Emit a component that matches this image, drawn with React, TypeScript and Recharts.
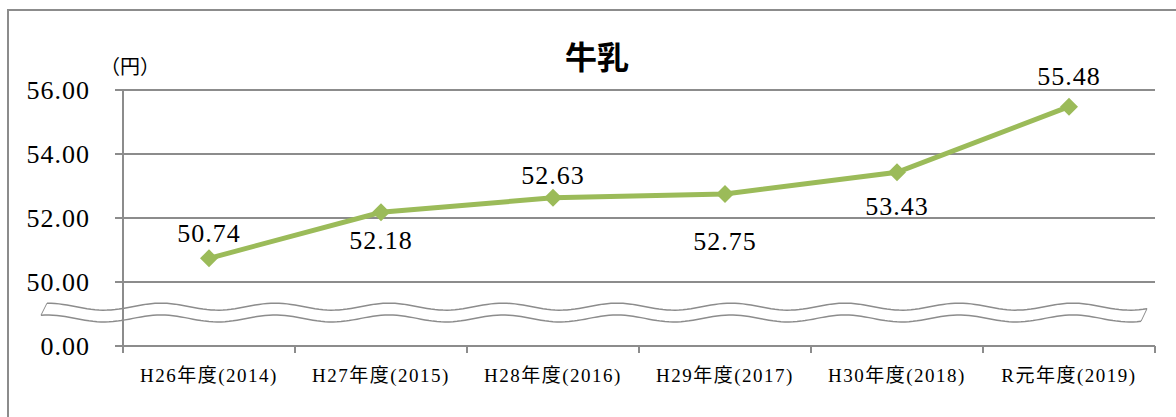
import { LineChart, Line, XAxis, YAxis, CartesianGrid, LabelList, ReferenceArea } from 'recharts';

// 牛乳の単価推移 (円)
const categories = ['H26年度(2014)', 'H27年度(2015)', 'H28年度(2016)', 'H29年度(2017)', 'H30年度(2018)', 'R元年度(2019)'];
const prices = [50.74, 52.18, 52.63, 52.75, 53.43, 55.48];
const yTicks = [48, 50, 52, 54, 56]; // 48 is drawn as 0.00 under the axis break

// where each value label sits relative to its marker (px, + is below)
const labelDy = [-25, 28, -22, 47, 34, -30];

const chartData = categories.map((name, i) => ({ name, price: prices[i] }));

const GREEN = '#9BBB59';
const GRAY = '#8c8c8c';
const SERIF = "'Liberation Serif', 'Noto Sans CJK JP', serif";

const CHART_W = 1176;
const CHART_H = 417;
const MARGIN = { top: 90, right: 21, bottom: 11, left: 0 };
const Y_AXIS_W = 123;
const PLOT_W = CHART_W - MARGIN.left - MARGIN.right - Y_AXIS_W;
const BAND = PLOT_W / categories.length;

function Diamond(props: any) {
    const { cx, cy } = props;
    if (cx == null || cy == null) return null;
    const r = 9;
    return <polygon points={`${cx},${cy - r} ${cx + r},${cy} ${cx},${cy + r} ${cx - r},${cy}`} fill={GREEN} />;
}

function CategoryTick(props: any) {
    const { x, y, payload, index } = props;
    const left = x - BAND / 2;
    return (
        <g>
            <line x1={left} y1={y} x2={left} y2={y + 7} stroke={GRAY} strokeWidth={2} />
            {index === categories.length - 1 && (
                <line x1={x + BAND / 2} y1={y} x2={x + BAND / 2} y2={y + 7} stroke={GRAY} strokeWidth={2} />
            )}
            <text x={x} y={y + 29} textAnchor="middle" dominantBaseline="central" fontSize={19} letterSpacing={1.5} fontFamily={SERIF} fill="#000">
                {payload.value}
            </text>
        </g>
    );
}

function ValueLabel(props: any) {
    const { x, y, value, index } = props;
    return (
        <text x={x} y={y + labelDy[index]} textAnchor="middle" dominantBaseline="central" fontSize={26} letterSpacing={1} fontFamily={SERIF} fill="#000">
            {Number(value).toFixed(2)}
        </text>
    );
}

// wavy band marking the break in the value axis
// (the area spans first..last category centre, so widen it by half a band each side)
function AxisBreak(props: any) {
    const { x, y, width, height } = props;
    const x0 = x - BAND / 2 - 76;
    const x1 = x + width + BAND / 2 - 8;
    const period = 114;
    const amp = 3.5;
    const wave = (base: number, from: number, to: number) => {
        const pts: string[] = [];
        const step = from < to ? 4 : -4;
        for (let px = from; from < to ? px <= to : px >= to; px += step) {
            pts.push(`${px},${base - amp * Math.cos((2 * Math.PI * (px - x0)) / period)}`);
        }
        return pts;
    };
    const top = wave(y, x0, x1);
    const bottom = wave(y + height, x1 - 6, x0 - 6);
    return (
        <g>
            <path d={`M${top.join(' L')}`} fill="none" stroke={GRAY} strokeWidth={1.5} />
            <path d={`M${bottom.join(' L')}`} fill="none" stroke={GRAY} strokeWidth={1.5} />
            <path d={`M${top[0]} L${bottom[bottom.length - 1]}`} fill="none" stroke={GRAY} strokeWidth={1} />
            <path d={`M${top[top.length - 1]} L${bottom[0]}`} fill="none" stroke={GRAY} strokeWidth={1} />
        </g>
    );
}

export default function App() {
    return (
        <div style={{ position: 'absolute', left: 0, top: 0, width: CHART_W, height: CHART_H, overflow: 'hidden', background: '#fff' }}>
            <div style={{ position: 'absolute', left: 7, top: 9, width: 1300, height: 600, border: `2px solid ${GRAY}` }} />
            <div style={{ position: 'absolute', left: 0, width: 1194, top: 34, textAlign: 'center', fontFamily: "'Noto Sans CJK JP', sans-serif", fontWeight: 700, fontSize: 32, lineHeight: '42px' }}>
                牛乳
            </div>
            <div style={{ position: 'absolute', left: 100, top: 54, fontFamily: SERIF, fontSize: 20, lineHeight: '26px' }}>
                （円）
            </div>
            <div style={{ position: 'absolute', left: 0, top: 0 }}>
                <LineChart width={CHART_W} height={CHART_H} data={chartData} margin={MARGIN}>
                    <CartesianGrid vertical={false} stroke={GRAY} strokeWidth={2} />
                    <XAxis
                        dataKey="name"
                        height={60}
                        padding={{ left: BAND / 2, right: BAND / 2 }}
                        tickSize={0}
                        tickMargin={0}
                        tickLine={false}
                        axisLine={{ stroke: GRAY, strokeWidth: 2 }}
                        tick={<CategoryTick />}
                        interval={0}
                    />
                    <YAxis
                        width={Y_AXIS_W}
                        domain={[48, 56]}
                        ticks={yTicks}
                        tickFormatter={(v: number) => (v === 48 ? '0.00' : v.toFixed(2))}
                        tickSize={8}
                        tickMargin={25}
                        axisLine={{ stroke: GRAY, strokeWidth: 2 }}
                        tickLine={{ stroke: GRAY, strokeWidth: 2 }}
                        tick={{ fontSize: 26, letterSpacing: 1, fontFamily: SERIF, fill: '#000' }}
                    />
                    <ReferenceArea y1={48.86} y2={49.23} ifOverflow="visible" shape={<AxisBreak />} />
                    <Line
                        type="linear"
                        dataKey="price"
                        stroke={GREEN}
                        strokeWidth={5}
                        dot={<Diamond />}
                        activeDot={false}
                        isAnimationActive={false}
                    >
                        <LabelList dataKey="price" content={<ValueLabel />} />
                    </Line>
                </LineChart>
            </div>
        </div>
    );
}
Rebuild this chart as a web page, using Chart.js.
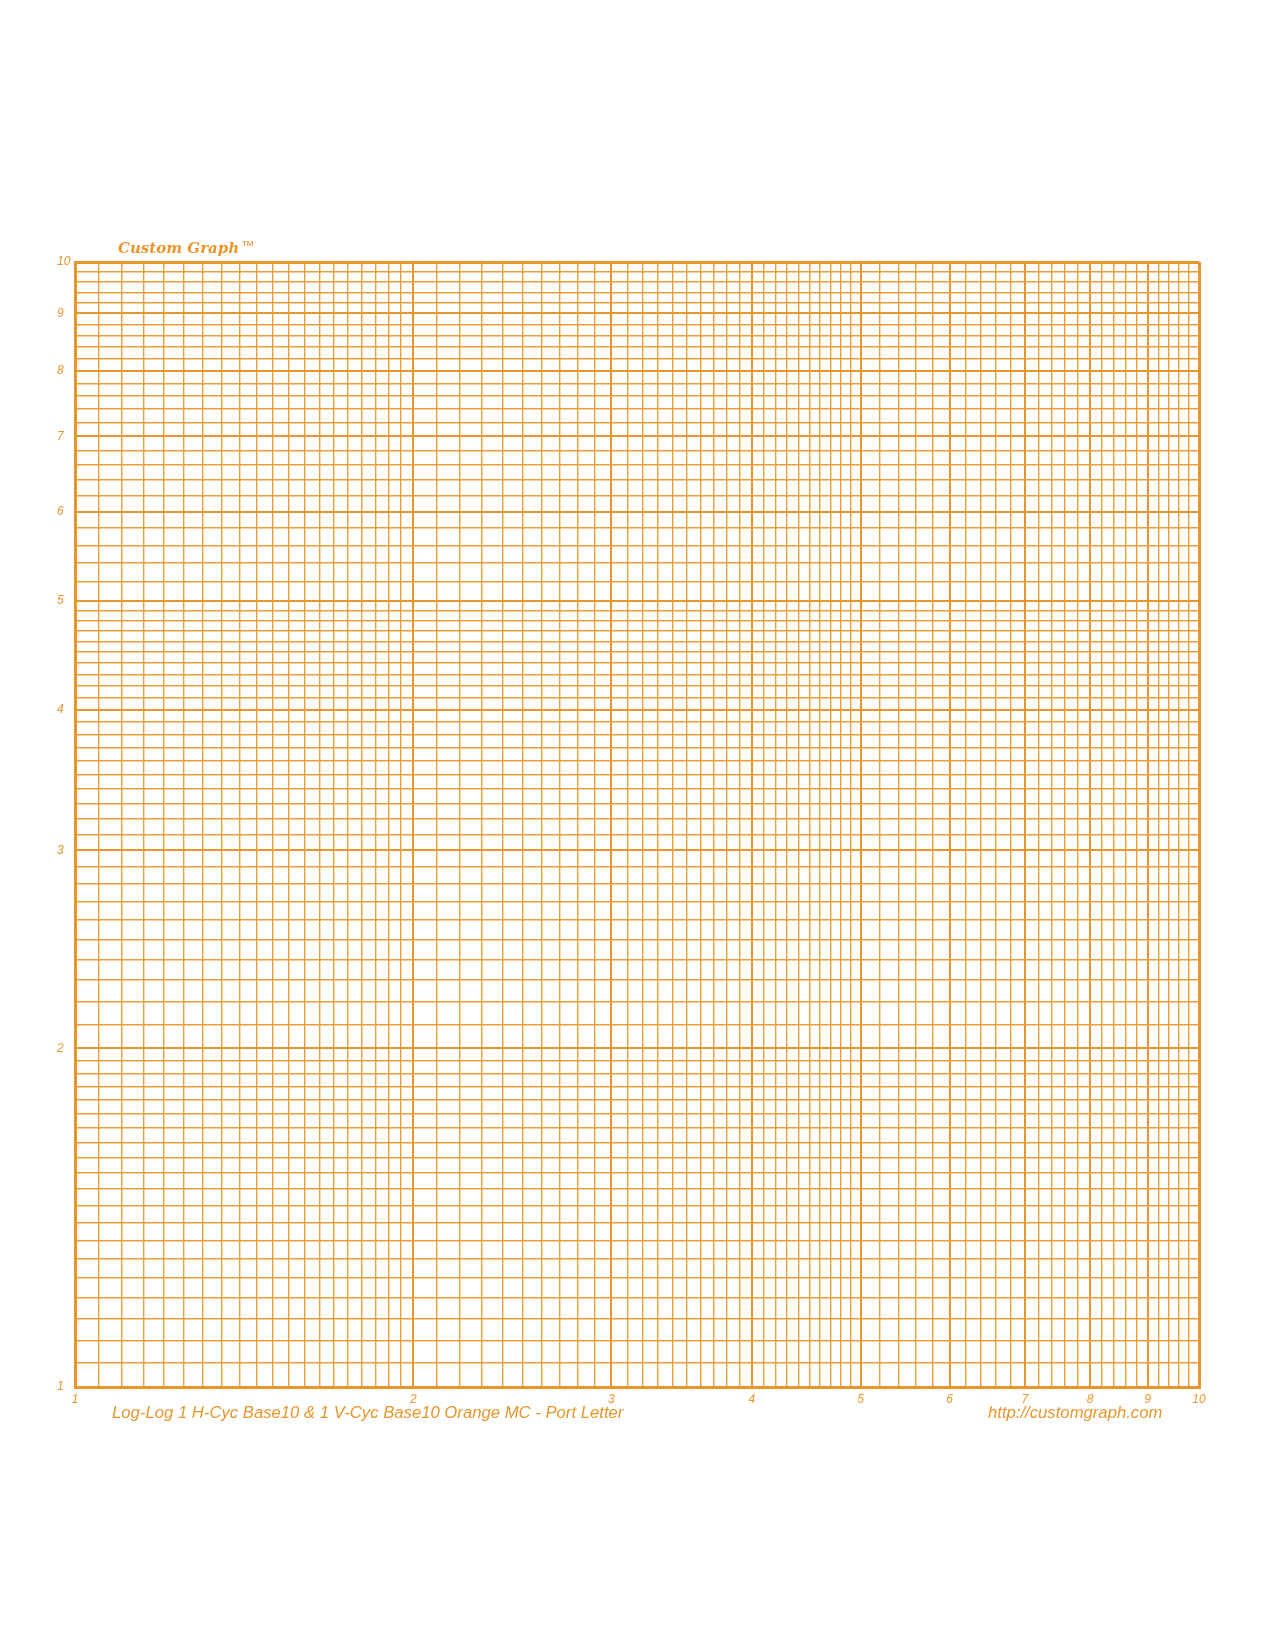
<!DOCTYPE html>
<html>
<head>
<meta charset="utf-8">
<script src="https://cdn.jsdelivr.net/npm/chart.js@4.4.1/dist/chart.umd.min.js"></script>
<style>
  html, body { margin: 0; padding: 0; background: #ffffff; }
  #wrap { position: relative; width: 1275px; height: 1650px; }
  canvas { position: absolute; left: 0; top: 0; }
  .txt { position: absolute; color: #E8952B; white-space: nowrap; }
  #brand { left: 118px; top: 239px; font-family: "DejaVu Serif", serif; font-weight: bold; font-style: italic; font-size: 15px; }
  #brand span { font-family: "Liberation Sans", sans-serif; font-weight: normal; font-style: italic; font-size: 13px; position: relative; top: -3px; margin-left: 2px; }
  #foot1 { left: 112px; top: 1403px; font-family: "Liberation Sans", Arial, sans-serif; font-style: italic; font-size: 16.7px; }
  #foot2 { left: 988px; top: 1403px; font-family: "Liberation Sans", Arial, sans-serif; font-style: italic; font-size: 16.7px; }
</style>
</head>
<body>
<div id="wrap">
  <canvas id="c" width="1275" height="1650"></canvas>
  <div class="txt" id="brand">Custom Graph<span>™</span></div>
  <div class="txt" id="foot1">Log-Log 1 H-Cyc Base10 &amp; 1 V-Cyc Base10 Orange MC - Port Letter</div>
  <div class="txt" id="foot2">http://customgraph.com</div>
</div>
<script>
// Grid line values (log paper rulings)
const rulings1to2 = [1, 1.05, 1.1, 1.15, 1.2, 1.25, 1.3, 1.35, 1.4, 1.45, 1.5, 1.55, 1.6, 1.65, 1.7, 1.75, 1.8, 1.85, 1.9, 1.95, 2];
const rulings2to5 = [2.1, 2.2, 2.3, 2.4, 2.5, 2.6, 2.7, 2.8, 2.9, 3, 3.1, 3.2, 3.3, 3.4, 3.5, 3.6, 3.7, 3.8, 3.9, 4, 4.1, 4.2, 4.3, 4.4, 4.5, 4.6, 4.7, 4.8, 4.9, 5];
const rulings5to10 = [5.2, 5.4, 5.6, 5.8, 6, 6.2, 6.4, 6.6, 6.8, 7, 7.2, 7.4, 7.6, 7.8, 8, 8.2, 8.4, 8.6, 8.8, 9, 9.2, 9.4, 9.6, 9.8, 10];
const tickLabels = [1, 2, 3, 4, 5, 6, 7, 8, 9, 10];

const allRulings = rulings1to2.concat(rulings2to5, rulings5to10);
const ORANGE = '#E8952B';
const ORANGE_MINOR = '#EB9D38';

function isLabel(v) { return tickLabels.some(t => Math.abs(t - v) < 1e-9); }

function gridWidth(ctx) {
  const v = ctx.tick ? ctx.tick.value : null;
  if (v === null) return 1;
  if (Math.abs(v - 1) < 1e-9 || Math.abs(v - 10) < 1e-9) return 3;
  if (isLabel(v)) return 2;
  return 1.4;
}
function gridColor(ctx) {
  const v = ctx.tick ? ctx.tick.value : null;
  if (v !== null && isLabel(v)) return ORANGE;
  return ORANGE_MINOR;
}

function axis(isX) {
  return {
    type: 'logarithmic',
    min: 1,
    max: 10,
    position: isX ? 'bottom' : 'left',
    afterBuildTicks: (scale) => {
      scale.ticks = allRulings.map(v => ({ value: v, major: isLabel(v) }));
    },
    afterFit: (scale) => {
      if (isX) scale.height = 25; else scale.width = 18;
    },
    border: { display: true, color: ORANGE, width: 3 },
    grid: {
      drawTicks: false,
      color: gridColor,
      lineWidth: gridWidth
    },
    ticks: {
      autoSkip: false,
      maxRotation: 0,
      minRotation: 0,
      padding: 5,
      crossAlign: isX ? 'near' : 'far',
      color: ORANGE,
      font: { family: 'Liberation Sans', size: 12, style: 'italic' },
      callback: (value) => isLabel(value) ? String(Math.round(value)) : ''
    }
  };
}

new Chart(document.getElementById('c'), {
  type: 'scatter',
  data: { datasets: [{ data: [], showLine: false }] },
  options: {
    responsive: false,
    animation: false,
    devicePixelRatio: 1,
    layout: { padding: { left: 57, right: 76, top: 262, bottom: 238 } },
    plugins: { legend: { display: false }, tooltip: { enabled: false }, title: { display: false } },
    scales: { x: axis(true), y: axis(false) }
  }
});
</script>
</body>
</html>
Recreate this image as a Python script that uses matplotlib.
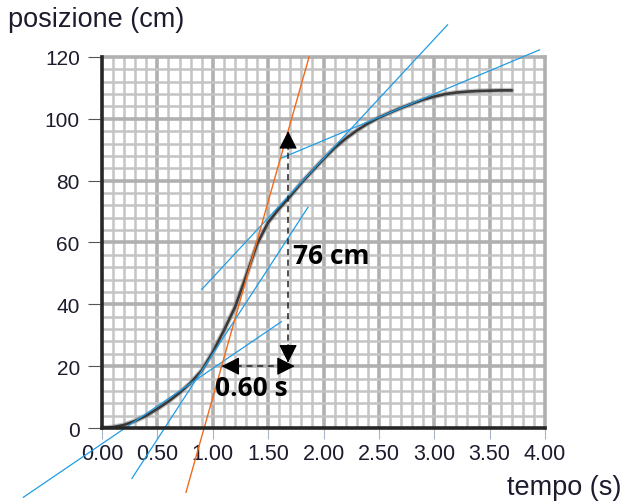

# # # # #

Write out exactly the lines between the start of the data and the line with "CartesianGrid, LabelList, ReferenceArea", including both, but none of the pictures.

Emit a component that matches this image, drawn with React, TypeScript and Recharts.
import { LineChart, Line, XAxis, YAxis, CartesianGrid, LabelList, ReferenceArea } from 'recharts';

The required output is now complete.